Italy's Oscar hopeful Sorrentino plugs film in LA

Italian director Paolo Sorrentino is interviewed by AFP at a hotel in Beverly Hills, California October 29, 2013. AFP PHOTO / ROBYN BECK

LOS ANGELES: Italian director Paolo Sorrentino was in Hollywood this month to promote his latest movie, which he is hoping will make it on to the foreign film Oscar nominees' shortlist.

In an interview with AFP ahead of the Friday US release of "The Great Beauty," he told how its setting in Rome gave him a particular challenge -- forgetting how masters such as Fellini captured the Eternal City before him.

The film, premiered in Cannes earlier this year, is Italy's candidate for foreign film Academy Award, in a long list that will be slashed down to five nominees on January 16, when all the nominations are announced.

"The Great Beauty" evokes the decline of one side of Italy through the eyes of a cynical journalist played by Sorrentino's favorite actor Toni Servillo.

The director is returning to his homeland after a detour to the US for 2011's "This Must Be The Place" (2011) with Sean Penn.

Sorrentino, from Napoli, said the Italian capital was the obvious choice to set his latest project -- but acknowledged the shadow of all the greats led by Fellini who have brought Rome to the big screen.

"I tried to imagine that it's the first film shot in this city and in these surroundings, about these people," he told AFP.

"Being a film buff can be dangerous: if you spend too long thinking about films that have already been made, it can paralyze you, because you constantly have these references in your head.

"So it's very important to make oneself believe that it's the one and only time that this has been done. Therefore I had to avoid watching other films or other ways in which the city has been presented."

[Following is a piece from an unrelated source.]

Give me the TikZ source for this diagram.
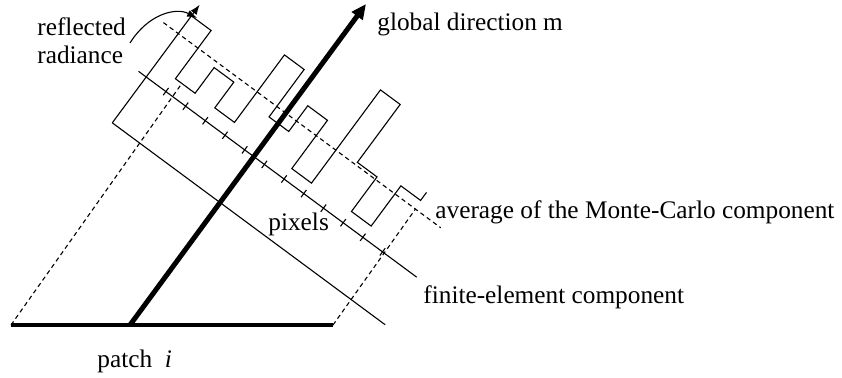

The music which provides the film's soundtrack also evokes the city's "duality," mixing pop songs with madrigals.

"Rome is a city which has an enormous capacity to have the sacred and the profane side by side, and I had the same philosophy for the music. I tried to mix the two, and to see how they could work together," he said.

Among the most powerful scenes are orgiastic parties which the cynical journalist, Jep Gambardella, holds on his terrace overlooking the Colosseum.

"It was something new for me, as I had never filmed parties .. I really liked shooting it because I love watching people dancing. It's one of the things I want to see in a film, as a director."